Henry Hub: The North American Benchmark
Henry Hub is a natural gas pipeline junction in Erath, Louisiana where 13 major interstate pipelines intersect. It serves as the physical delivery point for NYMEX natural gas futures and the de facto benchmark for U.S. and North American gas prices. When you see a natural gas price quoted in financial media, it is almost always Henry Hub.
Henry Hub prices have ranged dramatically — from sub-$2/MMBtu during the 2020 shale glut to above $9 during the 2022 Russian supply crisis. Current prices near $2.65/MMBtu reflect mild spring demand and abundant U.S. production. The benchmark is quoted in dollars per million British thermal units (MMBtu), with one MMBtu equivalent to about 1,000 cubic feet of gas.
LNG Exports Link U.S. Gas to Global Markets
The U.S. became the world’s largest LNG exporter in 2023. Export capacity of approximately 14 Bcf/d represents about 13% of total U.S. gas production. When European or Asian gas prices spike, U.S. LNG export demand increases, which pulls Henry Hub higher. This links what was previously a purely domestic market to global supply-demand dynamics.

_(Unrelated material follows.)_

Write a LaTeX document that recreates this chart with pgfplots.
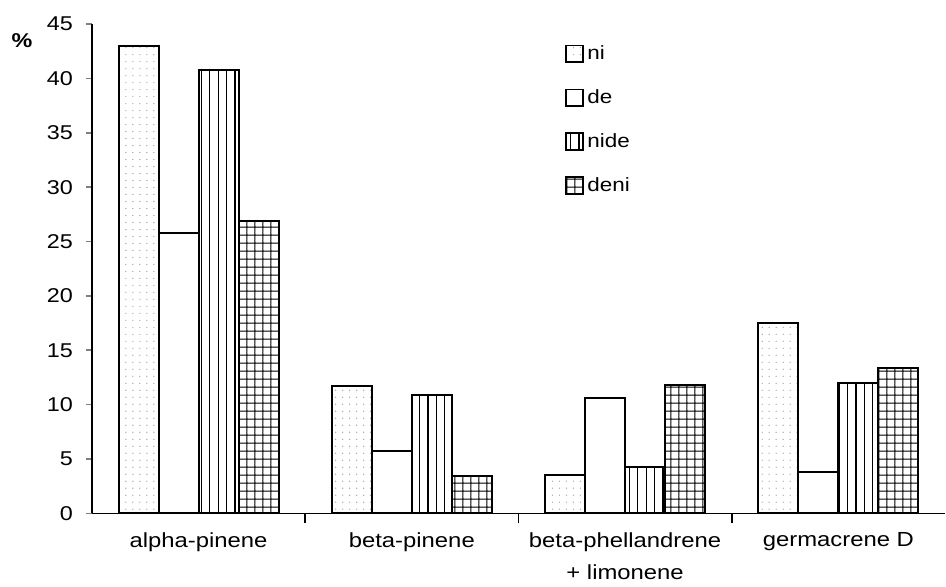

Europe receives approximately 65% of U.S. LNG cargoes. Asia (led by Japan, South Korea, China) takes most of the remainder. Major terminals include Sabine Pass, Cameron LNG, Freeport LNG, Corpus Christi, Elba Island, and Cove Point. Golden Pass and Plaquemines are under construction. Energy Hub: LNG →
Storage and the Weekly EIA Report
Natural gas storage is the primary buffer between production and consumption. The U.S. has approximately 4,000 Bcf of working gas storage capacity across hundreds of underground facilities — depleted oil fields, salt caverns, aquifers. Storage builds during summer (production exceeds demand) and draws during winter (heating demand exceeds production).
The EIA publishes weekly storage reports every Thursday at 10:30 AM ET. The release is one of the most market-moving events in natural gas, with prices routinely moving 3-5% within minutes of the headline number. Surprises versus market expectations drive most of the price action. Storage relative to the 5-year average provides context.